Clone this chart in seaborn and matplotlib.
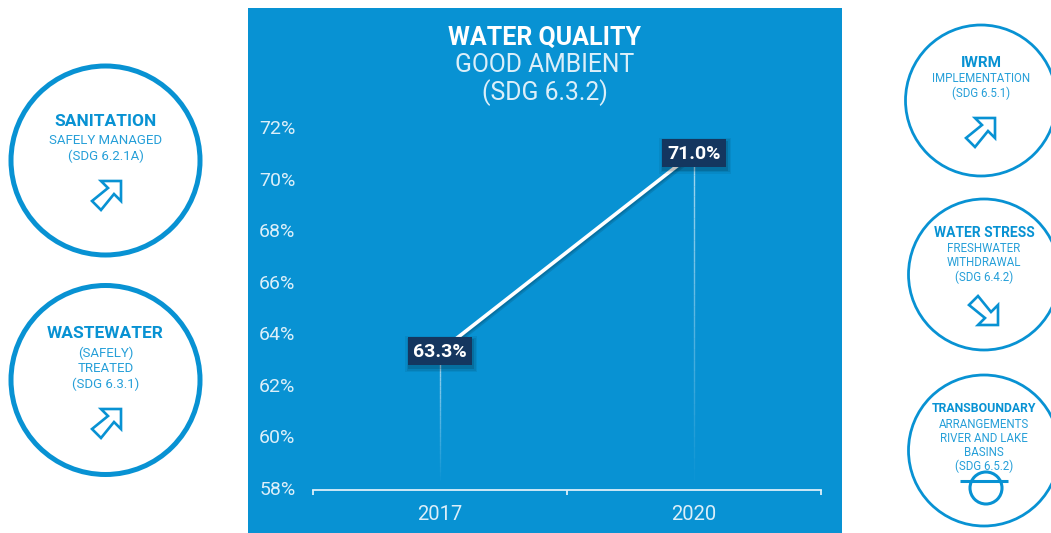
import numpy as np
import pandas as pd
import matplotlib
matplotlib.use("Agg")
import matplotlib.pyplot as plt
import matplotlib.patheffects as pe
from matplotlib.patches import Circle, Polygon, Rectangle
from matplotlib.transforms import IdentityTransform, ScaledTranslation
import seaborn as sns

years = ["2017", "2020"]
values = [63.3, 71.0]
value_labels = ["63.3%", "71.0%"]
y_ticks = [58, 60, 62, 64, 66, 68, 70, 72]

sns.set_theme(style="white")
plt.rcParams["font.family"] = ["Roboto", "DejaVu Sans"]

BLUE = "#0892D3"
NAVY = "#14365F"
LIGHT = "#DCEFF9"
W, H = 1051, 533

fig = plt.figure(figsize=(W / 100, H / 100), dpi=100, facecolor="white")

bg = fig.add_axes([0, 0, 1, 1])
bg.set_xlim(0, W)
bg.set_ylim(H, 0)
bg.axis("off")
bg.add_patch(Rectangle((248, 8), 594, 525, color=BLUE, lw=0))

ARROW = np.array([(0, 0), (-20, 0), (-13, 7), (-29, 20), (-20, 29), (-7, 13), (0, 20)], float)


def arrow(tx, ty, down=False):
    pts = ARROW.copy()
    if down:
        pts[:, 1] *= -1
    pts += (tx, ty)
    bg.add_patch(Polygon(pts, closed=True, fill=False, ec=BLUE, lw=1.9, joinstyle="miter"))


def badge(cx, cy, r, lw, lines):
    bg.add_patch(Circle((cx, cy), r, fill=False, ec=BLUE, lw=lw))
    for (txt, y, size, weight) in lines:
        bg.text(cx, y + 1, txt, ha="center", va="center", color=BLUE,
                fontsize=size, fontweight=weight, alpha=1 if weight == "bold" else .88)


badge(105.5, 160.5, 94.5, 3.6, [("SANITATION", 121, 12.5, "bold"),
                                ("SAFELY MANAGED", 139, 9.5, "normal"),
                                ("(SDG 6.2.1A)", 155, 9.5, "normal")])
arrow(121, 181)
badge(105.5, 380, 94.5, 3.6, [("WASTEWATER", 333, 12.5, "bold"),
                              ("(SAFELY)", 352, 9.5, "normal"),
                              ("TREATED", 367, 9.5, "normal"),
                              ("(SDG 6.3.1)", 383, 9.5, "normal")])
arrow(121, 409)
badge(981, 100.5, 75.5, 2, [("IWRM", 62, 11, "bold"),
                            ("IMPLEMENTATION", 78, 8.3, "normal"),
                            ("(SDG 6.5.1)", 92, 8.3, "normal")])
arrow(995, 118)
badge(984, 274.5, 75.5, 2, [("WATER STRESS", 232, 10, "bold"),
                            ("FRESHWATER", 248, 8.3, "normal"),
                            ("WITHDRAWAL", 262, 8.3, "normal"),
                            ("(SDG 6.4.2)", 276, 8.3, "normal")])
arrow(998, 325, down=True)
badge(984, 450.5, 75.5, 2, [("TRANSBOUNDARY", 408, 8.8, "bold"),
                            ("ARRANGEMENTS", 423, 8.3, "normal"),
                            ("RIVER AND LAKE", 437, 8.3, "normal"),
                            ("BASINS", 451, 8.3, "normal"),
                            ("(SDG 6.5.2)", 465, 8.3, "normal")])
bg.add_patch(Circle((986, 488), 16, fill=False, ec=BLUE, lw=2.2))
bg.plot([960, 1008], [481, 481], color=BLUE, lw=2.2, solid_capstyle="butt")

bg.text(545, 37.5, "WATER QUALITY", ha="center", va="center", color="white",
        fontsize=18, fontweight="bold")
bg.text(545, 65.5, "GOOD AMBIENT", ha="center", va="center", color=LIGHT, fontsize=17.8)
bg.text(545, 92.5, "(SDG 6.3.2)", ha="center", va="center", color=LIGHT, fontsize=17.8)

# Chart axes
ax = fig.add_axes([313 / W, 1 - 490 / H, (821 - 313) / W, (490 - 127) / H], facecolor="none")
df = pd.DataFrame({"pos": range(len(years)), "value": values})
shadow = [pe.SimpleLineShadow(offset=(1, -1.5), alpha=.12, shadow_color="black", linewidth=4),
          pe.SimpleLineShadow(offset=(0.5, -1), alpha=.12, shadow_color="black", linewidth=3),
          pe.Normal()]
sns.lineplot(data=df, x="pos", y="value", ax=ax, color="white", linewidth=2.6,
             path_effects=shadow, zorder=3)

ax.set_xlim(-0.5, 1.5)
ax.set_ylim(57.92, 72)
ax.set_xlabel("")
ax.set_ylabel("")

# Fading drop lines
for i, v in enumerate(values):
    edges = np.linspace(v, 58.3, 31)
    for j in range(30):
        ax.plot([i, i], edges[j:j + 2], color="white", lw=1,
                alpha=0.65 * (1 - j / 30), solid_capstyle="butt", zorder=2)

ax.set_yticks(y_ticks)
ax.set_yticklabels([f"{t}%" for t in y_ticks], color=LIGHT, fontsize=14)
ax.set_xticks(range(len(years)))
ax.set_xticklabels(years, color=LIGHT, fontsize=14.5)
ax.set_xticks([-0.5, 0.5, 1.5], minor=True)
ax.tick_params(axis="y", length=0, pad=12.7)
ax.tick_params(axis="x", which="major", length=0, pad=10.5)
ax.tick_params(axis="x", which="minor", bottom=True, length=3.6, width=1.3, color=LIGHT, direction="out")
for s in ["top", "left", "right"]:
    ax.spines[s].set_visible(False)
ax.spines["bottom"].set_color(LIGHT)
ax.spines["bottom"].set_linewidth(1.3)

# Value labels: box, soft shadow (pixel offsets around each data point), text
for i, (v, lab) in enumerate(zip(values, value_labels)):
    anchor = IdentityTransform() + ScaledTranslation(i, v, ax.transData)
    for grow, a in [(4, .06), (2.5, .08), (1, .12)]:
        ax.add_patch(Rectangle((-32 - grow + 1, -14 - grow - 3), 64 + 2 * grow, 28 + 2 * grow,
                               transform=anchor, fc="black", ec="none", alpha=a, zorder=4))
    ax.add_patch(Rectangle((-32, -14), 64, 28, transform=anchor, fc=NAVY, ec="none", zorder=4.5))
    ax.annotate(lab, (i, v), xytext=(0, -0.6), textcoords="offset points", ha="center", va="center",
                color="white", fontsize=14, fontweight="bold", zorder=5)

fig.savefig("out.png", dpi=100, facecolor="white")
========
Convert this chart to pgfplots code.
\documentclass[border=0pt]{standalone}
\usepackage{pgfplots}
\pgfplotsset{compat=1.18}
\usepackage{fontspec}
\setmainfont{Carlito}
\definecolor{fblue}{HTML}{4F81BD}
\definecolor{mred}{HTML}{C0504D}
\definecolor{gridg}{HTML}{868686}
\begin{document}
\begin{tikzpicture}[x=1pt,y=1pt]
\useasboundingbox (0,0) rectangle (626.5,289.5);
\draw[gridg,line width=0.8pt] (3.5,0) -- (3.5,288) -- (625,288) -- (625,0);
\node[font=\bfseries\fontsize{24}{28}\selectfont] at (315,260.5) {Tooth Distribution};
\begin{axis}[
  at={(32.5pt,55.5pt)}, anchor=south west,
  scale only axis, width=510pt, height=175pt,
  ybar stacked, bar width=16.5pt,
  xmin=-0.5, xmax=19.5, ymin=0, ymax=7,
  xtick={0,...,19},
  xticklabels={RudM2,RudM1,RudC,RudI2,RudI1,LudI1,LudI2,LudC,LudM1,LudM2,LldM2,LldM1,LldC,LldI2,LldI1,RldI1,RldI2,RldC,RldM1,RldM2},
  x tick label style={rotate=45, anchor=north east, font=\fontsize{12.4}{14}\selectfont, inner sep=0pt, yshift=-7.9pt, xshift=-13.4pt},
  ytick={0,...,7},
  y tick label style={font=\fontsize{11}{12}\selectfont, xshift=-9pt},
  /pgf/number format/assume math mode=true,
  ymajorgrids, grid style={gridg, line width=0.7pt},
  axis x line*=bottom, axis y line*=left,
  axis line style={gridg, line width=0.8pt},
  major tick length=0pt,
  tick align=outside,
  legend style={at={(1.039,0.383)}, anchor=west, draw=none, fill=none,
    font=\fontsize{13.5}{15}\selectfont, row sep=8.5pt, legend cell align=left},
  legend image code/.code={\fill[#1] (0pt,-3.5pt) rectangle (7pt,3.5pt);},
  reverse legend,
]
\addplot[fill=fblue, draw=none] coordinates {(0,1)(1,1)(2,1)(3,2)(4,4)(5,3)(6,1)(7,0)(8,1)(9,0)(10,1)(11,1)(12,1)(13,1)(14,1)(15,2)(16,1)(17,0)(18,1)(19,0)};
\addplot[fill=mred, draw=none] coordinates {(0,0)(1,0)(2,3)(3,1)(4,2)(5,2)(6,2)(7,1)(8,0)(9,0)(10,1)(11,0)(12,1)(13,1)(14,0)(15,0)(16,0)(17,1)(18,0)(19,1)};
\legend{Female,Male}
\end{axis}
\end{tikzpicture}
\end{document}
========
§ Work required: Gather each line from the listing above that holds "this".

§ In response:
Clone this chart in seaborn and matplotlib.
Convert this chart to pgfplots code.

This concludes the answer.